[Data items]
--- START ---

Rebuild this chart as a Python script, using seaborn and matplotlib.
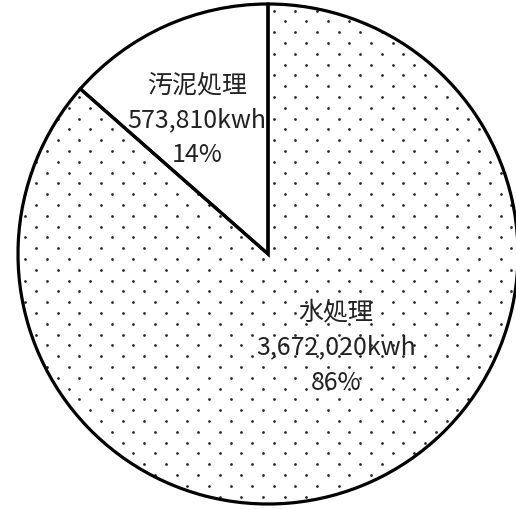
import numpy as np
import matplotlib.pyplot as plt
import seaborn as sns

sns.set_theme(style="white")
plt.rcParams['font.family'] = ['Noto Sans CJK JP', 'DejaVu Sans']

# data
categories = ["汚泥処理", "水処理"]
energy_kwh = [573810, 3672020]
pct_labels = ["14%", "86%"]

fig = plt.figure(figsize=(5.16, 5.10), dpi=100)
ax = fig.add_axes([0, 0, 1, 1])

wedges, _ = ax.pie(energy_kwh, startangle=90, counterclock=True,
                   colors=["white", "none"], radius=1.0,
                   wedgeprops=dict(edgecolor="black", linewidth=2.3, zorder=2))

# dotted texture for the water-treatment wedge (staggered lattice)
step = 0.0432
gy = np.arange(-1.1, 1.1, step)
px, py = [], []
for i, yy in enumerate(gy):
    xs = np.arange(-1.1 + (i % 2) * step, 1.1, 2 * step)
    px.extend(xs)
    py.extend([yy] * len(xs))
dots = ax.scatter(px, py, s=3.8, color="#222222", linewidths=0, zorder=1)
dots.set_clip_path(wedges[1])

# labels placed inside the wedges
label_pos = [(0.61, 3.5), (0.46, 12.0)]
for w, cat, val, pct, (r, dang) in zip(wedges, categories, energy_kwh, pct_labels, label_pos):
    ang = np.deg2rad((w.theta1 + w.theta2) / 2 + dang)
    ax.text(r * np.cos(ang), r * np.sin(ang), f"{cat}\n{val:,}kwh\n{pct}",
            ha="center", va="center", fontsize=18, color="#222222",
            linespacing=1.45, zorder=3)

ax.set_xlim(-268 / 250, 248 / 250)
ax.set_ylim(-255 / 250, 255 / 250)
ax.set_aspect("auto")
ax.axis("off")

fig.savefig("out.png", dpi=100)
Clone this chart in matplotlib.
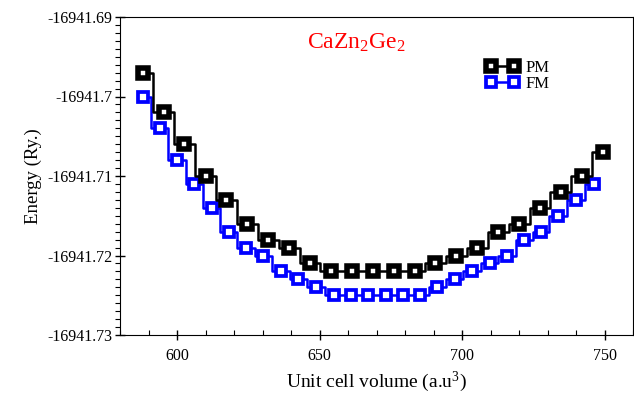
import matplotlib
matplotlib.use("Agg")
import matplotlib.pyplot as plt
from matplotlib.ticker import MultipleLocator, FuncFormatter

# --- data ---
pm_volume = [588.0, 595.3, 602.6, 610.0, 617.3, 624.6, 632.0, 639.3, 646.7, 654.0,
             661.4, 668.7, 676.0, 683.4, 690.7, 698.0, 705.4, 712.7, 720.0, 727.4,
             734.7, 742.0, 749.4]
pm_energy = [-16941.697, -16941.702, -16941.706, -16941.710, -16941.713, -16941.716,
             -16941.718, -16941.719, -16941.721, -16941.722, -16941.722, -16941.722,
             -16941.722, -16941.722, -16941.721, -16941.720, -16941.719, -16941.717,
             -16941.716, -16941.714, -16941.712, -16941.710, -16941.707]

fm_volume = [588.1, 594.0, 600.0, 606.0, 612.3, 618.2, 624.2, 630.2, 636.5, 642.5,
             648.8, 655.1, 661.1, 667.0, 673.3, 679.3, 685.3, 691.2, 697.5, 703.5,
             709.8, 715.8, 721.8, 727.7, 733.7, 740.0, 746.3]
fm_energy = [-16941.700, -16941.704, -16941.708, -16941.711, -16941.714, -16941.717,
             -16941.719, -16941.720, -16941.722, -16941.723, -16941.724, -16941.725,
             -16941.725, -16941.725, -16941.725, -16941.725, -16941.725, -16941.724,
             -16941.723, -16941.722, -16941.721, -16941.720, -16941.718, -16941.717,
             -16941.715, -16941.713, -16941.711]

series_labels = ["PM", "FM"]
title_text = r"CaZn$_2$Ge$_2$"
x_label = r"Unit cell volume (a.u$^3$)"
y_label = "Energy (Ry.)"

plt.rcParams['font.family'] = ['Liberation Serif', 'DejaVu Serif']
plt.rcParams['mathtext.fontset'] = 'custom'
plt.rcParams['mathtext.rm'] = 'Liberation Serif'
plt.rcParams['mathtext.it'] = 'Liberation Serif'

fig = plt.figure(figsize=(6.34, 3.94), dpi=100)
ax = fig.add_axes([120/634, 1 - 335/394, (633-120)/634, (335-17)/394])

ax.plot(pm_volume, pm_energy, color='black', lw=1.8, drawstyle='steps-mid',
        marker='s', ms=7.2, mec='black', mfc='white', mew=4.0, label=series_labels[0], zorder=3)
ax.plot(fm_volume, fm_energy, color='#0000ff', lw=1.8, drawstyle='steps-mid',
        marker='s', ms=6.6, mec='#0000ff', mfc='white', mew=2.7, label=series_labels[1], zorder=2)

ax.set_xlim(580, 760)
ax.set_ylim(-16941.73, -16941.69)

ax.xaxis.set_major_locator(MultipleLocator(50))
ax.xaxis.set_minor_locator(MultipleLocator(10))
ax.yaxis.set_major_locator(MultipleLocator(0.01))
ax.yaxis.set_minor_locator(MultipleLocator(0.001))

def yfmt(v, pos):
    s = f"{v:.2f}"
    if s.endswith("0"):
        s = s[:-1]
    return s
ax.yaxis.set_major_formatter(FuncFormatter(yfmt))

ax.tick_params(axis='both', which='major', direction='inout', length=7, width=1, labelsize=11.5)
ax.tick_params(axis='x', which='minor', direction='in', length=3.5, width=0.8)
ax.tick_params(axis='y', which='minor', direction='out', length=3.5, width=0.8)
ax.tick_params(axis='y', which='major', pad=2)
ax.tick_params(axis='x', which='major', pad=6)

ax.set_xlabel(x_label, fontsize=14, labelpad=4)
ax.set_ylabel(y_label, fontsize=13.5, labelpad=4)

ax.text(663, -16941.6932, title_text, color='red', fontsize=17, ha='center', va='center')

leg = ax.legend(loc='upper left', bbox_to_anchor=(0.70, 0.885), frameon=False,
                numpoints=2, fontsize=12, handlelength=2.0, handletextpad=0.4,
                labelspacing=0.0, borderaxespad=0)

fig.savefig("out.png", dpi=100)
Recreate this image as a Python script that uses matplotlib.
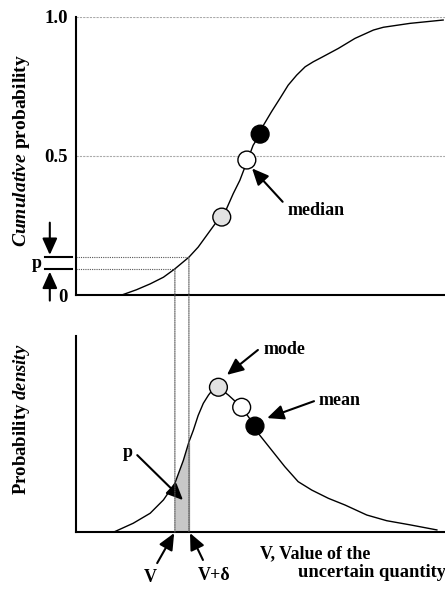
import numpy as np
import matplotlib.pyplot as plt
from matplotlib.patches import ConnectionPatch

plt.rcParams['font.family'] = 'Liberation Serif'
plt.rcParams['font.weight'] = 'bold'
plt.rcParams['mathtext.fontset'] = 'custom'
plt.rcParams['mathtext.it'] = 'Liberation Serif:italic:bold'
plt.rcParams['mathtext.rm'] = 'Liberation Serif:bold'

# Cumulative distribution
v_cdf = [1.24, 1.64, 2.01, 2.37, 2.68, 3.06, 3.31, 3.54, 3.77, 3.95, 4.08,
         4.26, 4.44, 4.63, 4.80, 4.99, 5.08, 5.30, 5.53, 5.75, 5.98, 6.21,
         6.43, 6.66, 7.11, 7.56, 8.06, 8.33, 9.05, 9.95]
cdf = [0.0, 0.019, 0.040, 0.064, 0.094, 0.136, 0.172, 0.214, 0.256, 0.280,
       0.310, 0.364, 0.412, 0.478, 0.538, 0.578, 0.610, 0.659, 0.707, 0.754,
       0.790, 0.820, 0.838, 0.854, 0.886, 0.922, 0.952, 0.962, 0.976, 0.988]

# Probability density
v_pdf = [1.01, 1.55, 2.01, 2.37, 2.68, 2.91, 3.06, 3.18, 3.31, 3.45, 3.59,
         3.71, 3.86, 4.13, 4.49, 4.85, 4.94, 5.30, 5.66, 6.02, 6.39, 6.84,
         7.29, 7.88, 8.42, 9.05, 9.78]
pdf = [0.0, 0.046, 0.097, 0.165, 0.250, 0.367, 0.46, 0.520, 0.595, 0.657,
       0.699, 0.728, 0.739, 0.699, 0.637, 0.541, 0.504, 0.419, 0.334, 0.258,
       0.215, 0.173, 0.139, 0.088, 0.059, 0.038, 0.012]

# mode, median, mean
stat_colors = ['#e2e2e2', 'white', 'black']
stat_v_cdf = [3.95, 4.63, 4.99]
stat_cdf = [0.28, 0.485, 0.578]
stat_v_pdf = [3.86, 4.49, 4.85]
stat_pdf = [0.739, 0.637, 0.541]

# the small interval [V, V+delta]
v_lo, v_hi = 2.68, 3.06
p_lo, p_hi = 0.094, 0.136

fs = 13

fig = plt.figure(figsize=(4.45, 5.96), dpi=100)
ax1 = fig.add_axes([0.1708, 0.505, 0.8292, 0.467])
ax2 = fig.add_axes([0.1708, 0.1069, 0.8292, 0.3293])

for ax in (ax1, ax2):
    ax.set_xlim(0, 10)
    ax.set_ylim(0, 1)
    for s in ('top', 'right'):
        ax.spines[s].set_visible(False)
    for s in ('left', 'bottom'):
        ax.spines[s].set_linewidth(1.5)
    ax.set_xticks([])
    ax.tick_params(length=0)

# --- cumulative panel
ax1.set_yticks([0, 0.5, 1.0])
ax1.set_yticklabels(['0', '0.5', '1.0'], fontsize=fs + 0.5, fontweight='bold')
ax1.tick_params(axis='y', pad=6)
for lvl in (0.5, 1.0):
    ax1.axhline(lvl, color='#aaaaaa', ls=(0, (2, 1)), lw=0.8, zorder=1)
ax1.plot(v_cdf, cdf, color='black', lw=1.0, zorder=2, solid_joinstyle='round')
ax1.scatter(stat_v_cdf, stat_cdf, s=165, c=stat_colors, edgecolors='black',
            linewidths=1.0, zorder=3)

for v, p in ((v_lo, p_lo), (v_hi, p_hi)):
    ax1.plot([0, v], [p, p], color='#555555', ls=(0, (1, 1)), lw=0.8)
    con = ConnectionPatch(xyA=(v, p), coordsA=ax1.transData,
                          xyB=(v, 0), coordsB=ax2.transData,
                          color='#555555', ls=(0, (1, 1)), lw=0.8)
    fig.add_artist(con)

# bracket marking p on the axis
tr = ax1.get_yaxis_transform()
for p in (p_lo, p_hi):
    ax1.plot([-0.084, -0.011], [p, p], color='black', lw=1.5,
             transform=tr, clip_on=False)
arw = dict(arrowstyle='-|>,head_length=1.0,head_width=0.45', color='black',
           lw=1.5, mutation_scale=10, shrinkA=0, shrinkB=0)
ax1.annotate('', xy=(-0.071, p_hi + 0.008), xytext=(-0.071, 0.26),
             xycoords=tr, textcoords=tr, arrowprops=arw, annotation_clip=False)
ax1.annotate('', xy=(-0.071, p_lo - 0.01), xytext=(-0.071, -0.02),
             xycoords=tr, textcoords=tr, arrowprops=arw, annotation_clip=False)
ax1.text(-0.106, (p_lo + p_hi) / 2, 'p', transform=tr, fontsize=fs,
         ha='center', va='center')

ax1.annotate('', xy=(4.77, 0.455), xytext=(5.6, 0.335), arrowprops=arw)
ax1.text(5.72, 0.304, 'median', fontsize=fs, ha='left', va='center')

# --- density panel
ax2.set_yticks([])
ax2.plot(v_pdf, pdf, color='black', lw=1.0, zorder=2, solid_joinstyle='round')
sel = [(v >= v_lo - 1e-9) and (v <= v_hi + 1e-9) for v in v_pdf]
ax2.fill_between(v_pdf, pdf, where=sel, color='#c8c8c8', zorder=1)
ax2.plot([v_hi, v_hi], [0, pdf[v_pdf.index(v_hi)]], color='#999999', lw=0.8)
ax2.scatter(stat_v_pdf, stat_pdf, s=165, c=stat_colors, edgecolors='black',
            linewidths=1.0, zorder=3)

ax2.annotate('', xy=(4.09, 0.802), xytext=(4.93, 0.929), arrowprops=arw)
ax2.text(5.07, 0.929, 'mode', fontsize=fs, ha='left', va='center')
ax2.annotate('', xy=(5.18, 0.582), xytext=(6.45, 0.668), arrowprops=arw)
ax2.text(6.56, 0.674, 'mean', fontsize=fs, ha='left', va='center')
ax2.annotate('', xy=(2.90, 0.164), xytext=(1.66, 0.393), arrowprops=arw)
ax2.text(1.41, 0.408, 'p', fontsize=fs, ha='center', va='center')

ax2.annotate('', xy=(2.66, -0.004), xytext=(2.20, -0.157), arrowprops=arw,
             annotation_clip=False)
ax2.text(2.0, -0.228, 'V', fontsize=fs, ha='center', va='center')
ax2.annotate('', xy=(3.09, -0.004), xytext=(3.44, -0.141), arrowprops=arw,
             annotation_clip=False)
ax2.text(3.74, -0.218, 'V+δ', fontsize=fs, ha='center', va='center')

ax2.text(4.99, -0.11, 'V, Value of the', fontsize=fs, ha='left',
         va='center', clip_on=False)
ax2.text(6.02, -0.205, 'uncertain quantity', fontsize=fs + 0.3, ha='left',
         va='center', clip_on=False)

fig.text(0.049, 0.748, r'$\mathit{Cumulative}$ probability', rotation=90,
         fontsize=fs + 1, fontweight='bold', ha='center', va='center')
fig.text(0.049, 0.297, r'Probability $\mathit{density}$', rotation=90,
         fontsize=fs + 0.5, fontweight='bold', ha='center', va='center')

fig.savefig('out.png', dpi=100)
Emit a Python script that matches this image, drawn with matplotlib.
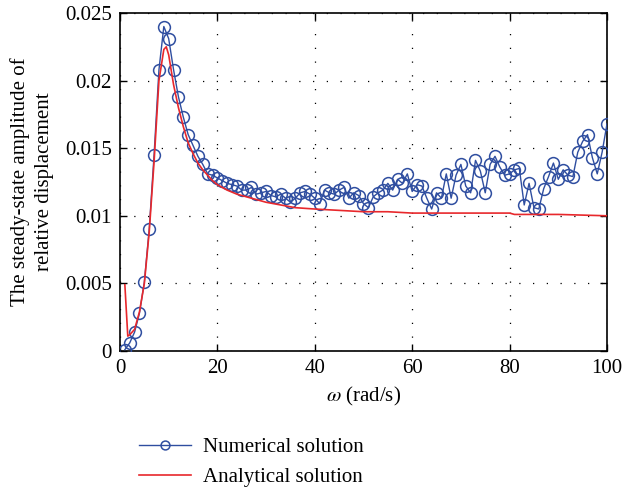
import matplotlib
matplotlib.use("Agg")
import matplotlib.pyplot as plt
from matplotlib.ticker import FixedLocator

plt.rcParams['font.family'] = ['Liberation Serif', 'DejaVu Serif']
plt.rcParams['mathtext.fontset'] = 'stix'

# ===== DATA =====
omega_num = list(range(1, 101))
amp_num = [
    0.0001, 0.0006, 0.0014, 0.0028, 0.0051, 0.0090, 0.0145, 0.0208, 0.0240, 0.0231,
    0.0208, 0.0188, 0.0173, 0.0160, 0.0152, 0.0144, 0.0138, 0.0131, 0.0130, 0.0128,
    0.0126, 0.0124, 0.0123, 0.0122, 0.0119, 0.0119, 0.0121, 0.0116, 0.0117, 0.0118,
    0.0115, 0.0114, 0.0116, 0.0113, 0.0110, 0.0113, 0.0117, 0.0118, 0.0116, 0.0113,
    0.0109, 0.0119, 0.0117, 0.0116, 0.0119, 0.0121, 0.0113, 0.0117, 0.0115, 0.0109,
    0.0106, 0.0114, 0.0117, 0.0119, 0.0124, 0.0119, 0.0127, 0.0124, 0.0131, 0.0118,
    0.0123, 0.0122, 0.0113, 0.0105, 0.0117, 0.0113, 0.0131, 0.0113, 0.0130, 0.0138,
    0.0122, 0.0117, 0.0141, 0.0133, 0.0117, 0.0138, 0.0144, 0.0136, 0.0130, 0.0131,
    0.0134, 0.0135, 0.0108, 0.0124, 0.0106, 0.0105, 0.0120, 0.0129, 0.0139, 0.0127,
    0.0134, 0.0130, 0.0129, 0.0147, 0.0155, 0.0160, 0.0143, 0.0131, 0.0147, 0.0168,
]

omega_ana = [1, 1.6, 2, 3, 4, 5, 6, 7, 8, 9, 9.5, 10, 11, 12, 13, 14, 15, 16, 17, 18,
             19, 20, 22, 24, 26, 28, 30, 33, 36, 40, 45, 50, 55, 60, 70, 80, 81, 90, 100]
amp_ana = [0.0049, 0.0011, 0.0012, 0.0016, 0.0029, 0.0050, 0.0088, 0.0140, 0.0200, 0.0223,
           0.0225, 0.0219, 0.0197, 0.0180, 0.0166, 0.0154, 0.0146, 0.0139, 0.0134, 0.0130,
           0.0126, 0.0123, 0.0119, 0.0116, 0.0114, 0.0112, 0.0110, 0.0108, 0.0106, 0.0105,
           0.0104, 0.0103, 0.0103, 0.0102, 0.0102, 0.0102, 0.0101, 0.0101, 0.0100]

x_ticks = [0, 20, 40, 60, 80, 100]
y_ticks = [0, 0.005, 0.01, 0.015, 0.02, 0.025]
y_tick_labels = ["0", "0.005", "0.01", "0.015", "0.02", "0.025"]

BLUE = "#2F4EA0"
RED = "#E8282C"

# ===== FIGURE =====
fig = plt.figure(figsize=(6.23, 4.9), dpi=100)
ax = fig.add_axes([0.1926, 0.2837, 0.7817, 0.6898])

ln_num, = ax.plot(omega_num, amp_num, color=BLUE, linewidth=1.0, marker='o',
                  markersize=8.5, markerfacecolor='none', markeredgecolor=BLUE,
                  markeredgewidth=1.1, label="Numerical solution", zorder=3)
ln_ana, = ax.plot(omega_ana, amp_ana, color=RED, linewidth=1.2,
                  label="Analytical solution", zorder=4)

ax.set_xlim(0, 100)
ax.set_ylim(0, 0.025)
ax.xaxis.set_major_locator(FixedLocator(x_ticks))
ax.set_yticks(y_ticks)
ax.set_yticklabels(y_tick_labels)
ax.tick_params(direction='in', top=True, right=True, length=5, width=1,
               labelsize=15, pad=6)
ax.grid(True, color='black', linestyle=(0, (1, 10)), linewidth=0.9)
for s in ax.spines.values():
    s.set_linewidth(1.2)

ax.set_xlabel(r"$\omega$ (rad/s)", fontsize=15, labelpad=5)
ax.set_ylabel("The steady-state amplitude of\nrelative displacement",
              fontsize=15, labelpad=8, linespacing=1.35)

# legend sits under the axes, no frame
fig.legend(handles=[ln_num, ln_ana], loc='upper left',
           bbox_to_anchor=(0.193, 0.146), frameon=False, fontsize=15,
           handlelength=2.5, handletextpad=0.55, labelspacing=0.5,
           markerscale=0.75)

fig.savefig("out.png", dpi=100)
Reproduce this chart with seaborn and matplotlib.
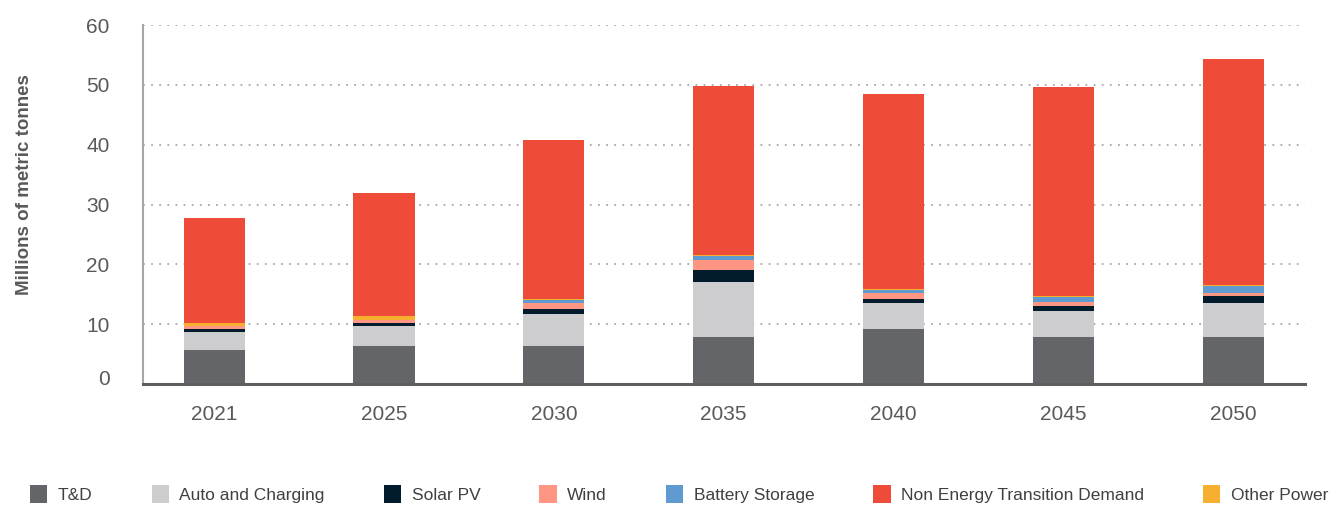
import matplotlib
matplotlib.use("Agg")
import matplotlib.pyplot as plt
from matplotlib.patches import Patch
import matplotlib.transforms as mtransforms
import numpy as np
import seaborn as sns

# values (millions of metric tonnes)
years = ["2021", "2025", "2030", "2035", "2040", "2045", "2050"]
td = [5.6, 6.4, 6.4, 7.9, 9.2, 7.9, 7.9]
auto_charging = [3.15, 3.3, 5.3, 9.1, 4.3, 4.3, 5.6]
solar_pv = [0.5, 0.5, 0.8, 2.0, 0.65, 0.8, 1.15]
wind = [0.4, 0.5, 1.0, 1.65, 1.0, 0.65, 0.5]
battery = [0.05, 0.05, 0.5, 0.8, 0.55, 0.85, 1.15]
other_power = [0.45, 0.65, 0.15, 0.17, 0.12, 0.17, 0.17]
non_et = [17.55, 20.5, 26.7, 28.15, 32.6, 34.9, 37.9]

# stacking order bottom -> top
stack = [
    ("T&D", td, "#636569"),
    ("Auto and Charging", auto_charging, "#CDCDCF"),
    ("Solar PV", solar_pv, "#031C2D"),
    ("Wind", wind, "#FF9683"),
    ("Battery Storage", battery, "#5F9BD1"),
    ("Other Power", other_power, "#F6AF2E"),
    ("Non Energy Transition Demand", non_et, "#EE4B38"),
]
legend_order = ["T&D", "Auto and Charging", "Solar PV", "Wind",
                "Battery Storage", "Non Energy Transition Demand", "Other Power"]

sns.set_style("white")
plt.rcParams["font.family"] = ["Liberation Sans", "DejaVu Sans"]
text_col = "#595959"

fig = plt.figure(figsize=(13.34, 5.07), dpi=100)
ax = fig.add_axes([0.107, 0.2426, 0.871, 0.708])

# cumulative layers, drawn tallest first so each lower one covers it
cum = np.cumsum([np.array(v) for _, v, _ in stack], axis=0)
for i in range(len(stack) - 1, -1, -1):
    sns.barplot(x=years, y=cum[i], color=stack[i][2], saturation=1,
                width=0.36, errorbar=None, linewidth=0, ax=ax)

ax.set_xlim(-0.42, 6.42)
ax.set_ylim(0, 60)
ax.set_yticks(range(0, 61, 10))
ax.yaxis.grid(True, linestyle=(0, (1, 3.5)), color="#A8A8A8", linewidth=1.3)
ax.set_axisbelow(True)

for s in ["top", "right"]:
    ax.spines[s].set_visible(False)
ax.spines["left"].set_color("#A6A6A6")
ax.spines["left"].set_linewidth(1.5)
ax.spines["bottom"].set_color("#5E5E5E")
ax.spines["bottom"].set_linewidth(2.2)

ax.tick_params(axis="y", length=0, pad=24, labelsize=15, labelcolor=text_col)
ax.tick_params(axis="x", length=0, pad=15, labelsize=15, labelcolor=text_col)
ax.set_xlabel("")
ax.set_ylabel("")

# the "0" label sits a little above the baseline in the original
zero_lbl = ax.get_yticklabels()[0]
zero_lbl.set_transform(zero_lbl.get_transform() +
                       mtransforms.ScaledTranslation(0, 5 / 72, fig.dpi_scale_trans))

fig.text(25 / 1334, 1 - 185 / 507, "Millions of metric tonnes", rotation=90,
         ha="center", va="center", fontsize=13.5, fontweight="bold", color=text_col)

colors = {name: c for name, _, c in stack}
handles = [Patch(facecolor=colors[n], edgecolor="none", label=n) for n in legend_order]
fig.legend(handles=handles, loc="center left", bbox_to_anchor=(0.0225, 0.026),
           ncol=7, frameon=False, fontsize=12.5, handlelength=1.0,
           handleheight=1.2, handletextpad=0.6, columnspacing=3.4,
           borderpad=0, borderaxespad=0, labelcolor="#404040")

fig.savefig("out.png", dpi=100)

--- END ---

**What you will do**. Transcribe exactly, please, the lines between the start of the records above and the line holding "ax = fig.add_axes([0, 0, 1, 1])", counting both of those lines and omitting pictures.

**Output for this exercise**.
Rebuild this chart as a Python script, using seaborn and matplotlib.
import numpy as np
import matplotlib.pyplot as plt
import seaborn as sns

sns.set_theme(style="white")
plt.rcParams['font.family'] = ['Noto Sans CJK JP', 'DejaVu Sans']

# data
categories = ["汚泥処理", "水処理"]
energy_kwh = [573810, 3672020]
pct_labels = ["14%", "86%"]

fig = plt.figure(figsize=(5.16, 5.10), dpi=100)
ax = fig.add_axes([0, 0, 1, 1])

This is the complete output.